Forth Rail Bridge facts
constructed ... 1882 - 1890
overall length ... 2,465m
maximum span ... 521m
height of towers ... 104m
height above river (high tide) ... 46m
steel in superstructure ... 50,000 tons
number of rivets ... 6,500,000
maximum workforce ... 4,600
cost ... £2.5m
The Forth Rail Bridge
BUILDING THE BRIDGE
The construction challenges posed by the Forth Bridge
were immense. The spans necessary were almost four times as large as any railway bridge previously built in the United Kingdom, which as yet had no cantilever bridges.
Also, steel, the proposed material, was considered relatively untried for bridge applications. From the mid 1800s most railway bridges were of cast iron, although steel could offer a 50 per cent increase in maximum working stresses, clearly a great attraction with long spans.
Safety was a primary concern after the Tay Bridge disaster. A new wind loading of 56 lb per sq ft (previously 10 lb per sq ft) had been imposed and the Board of Trade stated that the bridge: 'should gain the confidence of the public, and enjoy a reputation of not only being the biggest and strongest, but also the stiffest bridge in the world'.
The construction of the colossal spans was tremendous task that was undertaken by William Arrol of Glasgow, who had also worked on the massive new Tay Bridge. Initial site work involved building the support piers. No special difficulty arose with the work executed either in tidal conditions, or in half-tide or full-tide cofferdams.
Each of the three main towers is supported on four separate granite foundations, constructed within iron caissons 21m (70ft) in diameter. The caissons were founded at depths varying from 4.25m (14ft) to 27m (89ft). A delay was caused when one of the caissons accidentally tilted and, through a combination of very high and low tides, sank unevenly into the mud. It took ten months before it was refloated and sunk again in the correct position.
By 1887, the year of Queen Victoria's Golden Jubilee, the core of the towers had reached their full height and it remained to extend their arms towards each other and close the gap. It was the task of constructing the cantilever sections that fully demonstrated the the practicality and buildability of cantilever design. Because construction takes place by building out from one support to the next, no temporary support structure is needed. This dramatically reduces the amount of material required and the time taken. All the steel superstructure, which used large riveted tubes for the compression members, was fabricated on site.

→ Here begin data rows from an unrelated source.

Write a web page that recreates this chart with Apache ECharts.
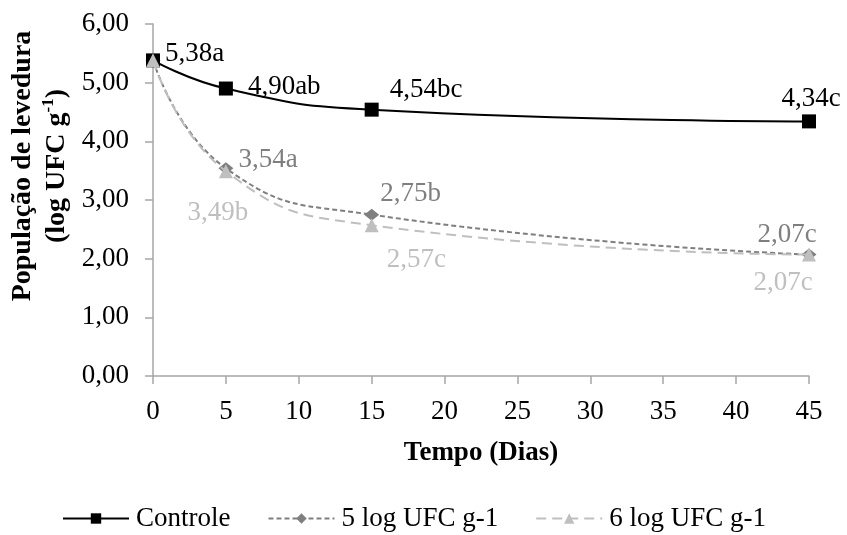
<!DOCTYPE html>
<html>
<head>
<meta charset="utf-8">
<script src="https://cdn.jsdelivr.net/npm/echarts@6/dist/echarts.min.js"></script>
<style>
  html, body { margin: 0; padding: 0; background: #fff; }
  #chart { width: 847px; height: 535px; }
</style>
</head>
<body>
<div id="chart"></div>
<script>
// Yeast population (log CFU/g) over storage time
const days = [0, 5, 15, 45];
const controle = [5.38, 4.90, 4.54, 4.34];
const log5 = [5.38, 3.54, 2.75, 2.07];
const log6 = [5.38, 3.49, 2.57, 2.07];
const controleLetters = ['a', 'ab', 'bc', 'c'];
const log5Letters = ['', 'a', 'b', 'c'];
const log6Letters = ['', 'b', 'c', 'c'];
const yTicks = [0, 1, 2, 3, 4, 5, 6];
const xTicks = [0, 5, 10, 15, 20, 25, 30, 35, 40, 45];

const FONT = '"Liberation Serif", "Times New Roman", serif';
const FS = 27;
const fmt = v => v.toFixed(2).replace('.', ',');

// per-point label placement for each series
const ctrlLabelPos = [
  { position: 'right', offset: [0, -6] },
  { position: 'right', offset: [10, -2] },
  { position: 'right', offset: [6, -20] },
  { position: 'top', offset: [2, 3] }
];
const log5LabelPos = [
  null,
  { position: 'right', offset: [0, -8] },
  { position: 'right', offset: [-4, -21] },
  { position: 'top', offset: [-22, 5] }
];
const log6LabelPos = [
  null,
  { position: 'bottom', offset: [-8, 16] },
  { position: 'right', offset: [3, 35] },
  { position: 'bottom', offset: [-26, 3] }
];

function buildData(values, letters, placement, color) {
  return days.map((d, i) => {
    const item = { value: [d, values[i]] };
    const p = placement[i];
    if (p) {
      item.label = {
        show: true,
        position: p.position,
        offset: p.offset,
        formatter: fmt(values[i]) + letters[i],
        color: color,
        fontFamily: FONT,
        fontSize: FS
      };
    } else {
      item.label = { show: false };
    }
    return item;
  });
}

const chart = echarts.init(document.getElementById('chart'), null, { renderer: 'canvas' });

chart.setOption({
  animation: false,
  backgroundColor: '#ffffff',
  grid: { left: 153, right: 38, top: 24, bottom: 159, containLabel: false, outerBoundsMode: 'none' },
  legend: {
    top: 500,
    left: 57,
    itemWidth: 66,
    itemHeight: 13,
    itemGap: 37,
    textStyle: { fontFamily: FONT, fontSize: FS, color: '#000', padding: [0, 0, 0, 2] },
    data: ['Controle', '5 log UFC g-1', '6 log UFC g-1']
  },
  // vertical axis title, two lines with a superscript exponent
  graphic: [{
    type: 'text',
    x: 40,
    y: 166,
    rotation: Math.PI / 2,
    style: {
      text: '{t|População de levedura}\n{t|(log UFC g}{s|-1}{t|)}',
      align: 'center',
      verticalAlign: 'middle',
      fill: '#000',
      rich: {
        t: { fontFamily: FONT, fontSize: 28, fontWeight: 'bold', fill: '#000', lineHeight: 34 },
        s: { fontFamily: FONT, fontSize: 17, fontWeight: 'bold', fill: '#000', verticalAlign: 'top', lineHeight: 34, padding: [0, 0, 12, 0] }
      }
    }
  }],
  xAxis: {
    type: 'value',
    min: xTicks[0],
    max: xTicks[xTicks.length - 1],
    interval: 5,
    name: 'Tempo (Dias)',
    nameLocation: 'middle',
    nameGap: 64,
    nameTextStyle: { fontFamily: FONT, fontSize: FS, fontWeight: 'bold', color: '#000' },
    axisLine: { show: true, lineStyle: { color: '#a6a6a6', width: 1.5 } },
    axisTick: { show: true, length: 8, lineStyle: { color: '#a6a6a6', width: 1.5 } },
    axisLabel: { fontFamily: FONT, fontSize: FS, color: '#000', margin: 22 },
    splitLine: { show: false }
  },
  yAxis: {
    type: 'value',
    min: yTicks[0],
    max: yTicks[yTicks.length - 1],
    interval: 1,
    axisLine: { show: true, lineStyle: { color: '#a6a6a6', width: 1.5 } },
    axisTick: { show: true, length: 8, lineStyle: { color: '#a6a6a6', width: 1.5 } },
    axisLabel: { fontFamily: FONT, fontSize: FS, color: '#000', margin: 24, formatter: fmt },
    splitLine: { show: false }
  },
  series: [
    {
      name: 'Controle',
      type: 'line',
      smooth: true,
      symbol: 'rect',
      symbolSize: 14,
      itemStyle: { color: '#000' },
      lineStyle: { color: '#000', width: 2 },
      data: buildData(controle, controleLetters, ctrlLabelPos, '#000'),
      z: 3
    },
    {
      name: '5 log UFC g-1',
      type: 'line',
      smooth: true,
      symbol: 'diamond',
      symbolSize: [15, 12],
      itemStyle: { color: '#7f7f7f' },
      lineStyle: { color: '#7f7f7f', width: 2, type: [5, 3] },
      data: buildData(log5, log5Letters, log5LabelPos, '#7f7f7f'),
      z: 2
    },
    {
      name: '6 log UFC g-1',
      type: 'line',
      smooth: true,
      symbol: 'triangle',
      symbolSize: 14,
      itemStyle: { color: '#bfbfbf' },
      lineStyle: { color: '#bfbfbf', width: 2, type: [10, 6] },
      data: buildData(log6, log6Letters, log6LabelPos, '#bfbfbf'),
      z: 4
    }
  ]
});
</script>
</body>
</html>
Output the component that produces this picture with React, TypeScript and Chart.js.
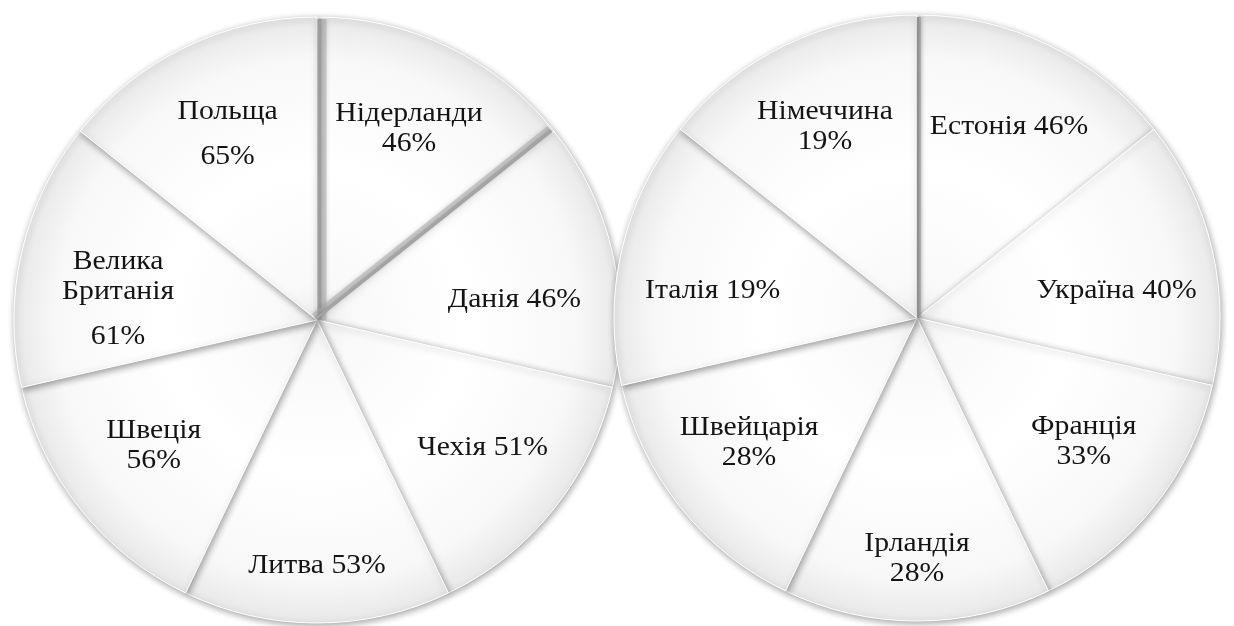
import React, { useEffect, useRef } from "react";
import { Chart, registerables } from "chart.js";

Chart.register(...registerables);

// ---------- data ----------
const leftCountries = ["Нідерланди", "Данія", "Чехія", "Литва", "Швеція", "Велика\nБританія", "Польща"];
const leftValues = [46, 46, 51, 53, 56, 61, 65];
// the source draws all seven slices with equal angles
const leftSliceShares = [1, 1, 1, 1, 1, 1, 1];

const rightCountries = ["Естонія", "Україна", "Франція", "Ірландія", "Швейцарія", "Італія", "Німеччина"];
const rightValues = [46, 40, 33, 28, 28, 19, 19];
const rightSliceShares = [1, 1, 1, 1, 1, 1, 1];

// ---------- label styles ----------
const leftLayout = ["stack", "inline", "inline", "inline", "stack", "stackGap", "stackGap"];
const leftLabelRadius = [0.70, 0.655, 0.69, 0.81, 0.68, 0.66, 0.68];
const leftLabelShift = [0, 7, -1, 0, 1, -7, 0];

const rightLayout = ["inline", "inline", "stack", "stack", "stack", "inline", "stack"];
const rightLabelRadius = [0.70, 0.665, 0.685, 0.795, 0.69, 0.68, 0.70];
const rightLabelShift = [0, 5, -2, 0, 2, -5.4, 0];

const RADIUS = 303;
const FONT = '27px "Liberation Serif", "DejaVu Serif", serif';
const TEXT_STRETCH = 1.1;

const softShadow = {
  id: "softShadow",
  beforeDatasetsDraw(chart: any) {
    const ctx = chart.ctx;
    ctx.save();
    ctx.shadowColor = "rgba(0,0,0,0.36)";
    ctx.shadowBlur = 7;
    ctx.shadowOffsetX = 1;
    ctx.shadowOffsetY = 2;
  },
  afterDatasetsDraw(chart: any) {
    chart.ctx.restore();
  },
};

const edgeBands = {
  id: "edgeBands",
  afterDatasetsDraw(chart: any, _args: any, opts: any) {
    const meta = chart.getDatasetMeta(0);
    const ctx = chart.ctx;
    (opts.edges || []).forEach((e: any) => {
      const arc = meta.data[e.index];
      if (!arc) return;
      const { x, y, startAngle, endAngle, outerRadius } = arc.getProps(
        ["x", "y", "startAngle", "endAngle", "outerRadius"],
        true
      );
      const a = e.side === "start" ? startAngle : endAngle;
      const dir = e.side === "start" ? 1 : -1;
      const nx = -Math.sin(a) * dir;
      const ny = Math.cos(a) * dir;
      const ex = Math.cos(a) * outerRadius * 1.05;
      const ey = Math.sin(a) * outerRadius * 1.05;
      ctx.save();
      ctx.beginPath();
      ctx.arc(x, y, outerRadius - 2, 0, Math.PI * 2);
      ctx.clip();
      ctx.lineCap = "butt";
      e.strokes.forEach((s: any) => {
        ctx.shadowColor = "rgba(0,0,0,0.25)";
        ctx.shadowBlur = s.blur;
        ctx.strokeStyle = s.color;
        ctx.lineWidth = s.width;
        ctx.beginPath();
        ctx.moveTo(x + nx * s.inset, y + ny * s.inset);
        ctx.lineTo(x + ex + nx * s.inset, y + ey + ny * s.inset);
        ctx.stroke();
      });
      ctx.restore();
    });
  },
};

const sliceLabels = {
  id: "sliceLabels",
  afterDatasetsDraw(chart: any, _args: any, opts: any) {
    const meta = chart.getDatasetMeta(0);
    const ctx = chart.ctx;
    ctx.save();
    ctx.font = FONT;
    ctx.fillStyle = "#141414";
    ctx.textAlign = "center";
    ctx.textBaseline = "middle";
    meta.data.forEach((arc: any, i: number) => {
      const { x, y, startAngle, endAngle, outerRadius } = arc.getProps(
        ["x", "y", "startAngle", "endAngle", "outerRadius"],
        true
      );
      const mid = (startAngle + endAngle) / 2 + (opts.shift[i] * Math.PI) / 180;
      const r = outerRadius * opts.radius[i];
      const cx = x + Math.cos(mid) * r;
      const cy = y + Math.sin(mid) * r;
      const name: string = opts.countries[i];
      const val = opts.values[i] + "%";
      const layout = opts.layout[i];
      const lines: { t: string; dy: number }[] = [];
      if (layout === "inline") {
        lines.push({ t: name.replace("\n", " ") + " " + val, dy: 0 });
      } else {
        let yy = 0;
        name.split("\n").forEach((n, k) => {
          if (k > 0) yy += 30;
          lines.push({ t: n, dy: yy });
        });
        yy += layout === "stackGap" ? 45 : 30;
        lines.push({ t: val, dy: yy });
      }
      const total = lines[lines.length - 1].dy;
      lines.forEach((l) => {
        ctx.save();
        ctx.translate(cx, cy - total / 2 + l.dy);
        ctx.scale(TEXT_STRETCH, 1);
        ctx.fillText(l.t, 0, 0);
        ctx.restore();
      });
    });
    ctx.restore();
  },
};

function makeFill(c: any) {
  const chart = c.chart;
  const { chartArea, ctx } = chart;
  if (!chartArea) return "#f6f6f6";
  const cx = (chartArea.left + chartArea.right) / 2;
  const cy = (chartArea.top + chartArea.bottom) / 2;
  const g = ctx.createRadialGradient(cx, cy, 0, cx, cy, RADIUS);
  g.addColorStop(0, "#eeeeee");
  g.addColorStop(0.12, "#f9f9f9");
  g.addColorStop(0.5, "#ffffff");
  g.addColorStop(0.86, "#f8f8f8");
  g.addColorStop(1, "#e8e8e8");
  return g;
}

function PieCanvas(props: {
  countries: string[];
  values: number[];
  shares: number[];
  layout: string[];
  labelRadius: number[];
  labelShift: number[];
  edges: any[];
  left: number;
  top: number;
}) {
  const ref = useRef<HTMLCanvasElement | null>(null);
  useEffect(() => {
    if (!ref.current) return;
    const chart = new Chart(ref.current, {
      type: "pie",
      data: {
        labels: props.countries,
        datasets: [
          {
            data: props.shares,
            backgroundColor: makeFill as any,
            borderColor: "#ffffff",
            borderWidth: 1,
          },
        ],
      },
      options: {
        animation: false,
        responsive: false,
        radius: RADIUS,
        layout: { padding: 0 },
        plugins: {
          legend: { display: false },
          tooltip: { enabled: false },
          edgeBands: { edges: props.edges },
          sliceLabels: {
            countries: props.countries,
            values: props.values,
            layout: props.layout,
            radius: props.labelRadius,
            shift: props.labelShift,
          },
        } as any,
      } as any,
      plugins: [softShadow, edgeBands, sliceLabels],
    });
    return () => chart.destroy();
  }, []);
  return (
    <canvas
      ref={ref}
      width={620}
      height={620}
      style={{ position: "absolute", left: props.left, top: props.top, width: 620, height: 620 }}
    />
  );
}

const leftEdges = [
  {
    index: 0,
    side: "start",
    strokes: [
      { inset: 5, width: 9, color: "rgba(170,170,170,0.55)", blur: 5 },
      { inset: 2.5, width: 2.5, color: "#9e9e9e", blur: 2 },
    ],
  },
  {
    index: 0,
    side: "end",
    strokes: [
      { inset: 4, width: 8, color: "rgba(170,170,170,0.55)", blur: 5 },
      { inset: 2, width: 2.5, color: "#a4a4a4", blur: 2 },
    ],
  },
];

const rightEdges = [
  {
    index: 0,
    side: "start",
    strokes: [
      { inset: 2, width: 4, color: "rgba(160,160,160,0.6)", blur: 3 },
      { inset: 1, width: 2, color: "#8e8e8e", blur: 1 },
    ],
  },
];

export default function App() {
  return (
    <div
      style={{
        position: "fixed",
        left: 0,
        top: 0,
        width: 1234,
        height: 626,
        background: "#ffffff",
        overflow: "hidden",
      }}
    >
      <PieCanvas
        countries={leftCountries}
        values={leftValues}
        shares={leftSliceShares}
        layout={leftLayout}
        labelRadius={leftLabelRadius}
        labelShift={leftLabelShift}
        edges={leftEdges}
        left={7}
        top={10}
      />
      <PieCanvas
        countries={rightCountries}
        values={rightValues}
        shares={rightSliceShares}
        layout={rightLayout}
        labelRadius={rightLabelRadius}
        labelShift={rightLabelShift}
        edges={rightEdges}
        left={607}
        top={8}
      />
    </div>
  );
}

In September 1889, a bridge worker clamboured from the Queensferry to the central Inchgarvie cantilever across a ladder placed between crane jacks, working some 60m (200ft) above the water. On 15th October a more secure and formal crossing was made, and by 6th November the central girder was ready to be connected. This was delayed for over a week until the temperature changed sufficiently to cause the necessary expansion that would allow the key plates to be driven in and the girder fixed between its supporting cantilevers.
The bridge was opened by the Prince of Wales on 5th March 1890 and is still in use today. It held the world record for a cantilever bridge until 1917.
Not only is the Firth of Forth Rail Bridge still in use today, it is also a structure that will continue to inspire generations of engineers. And how long might such a monument last? 'Forever if you look after it' according to the Firth of Forth Bridge Engineer in 1890.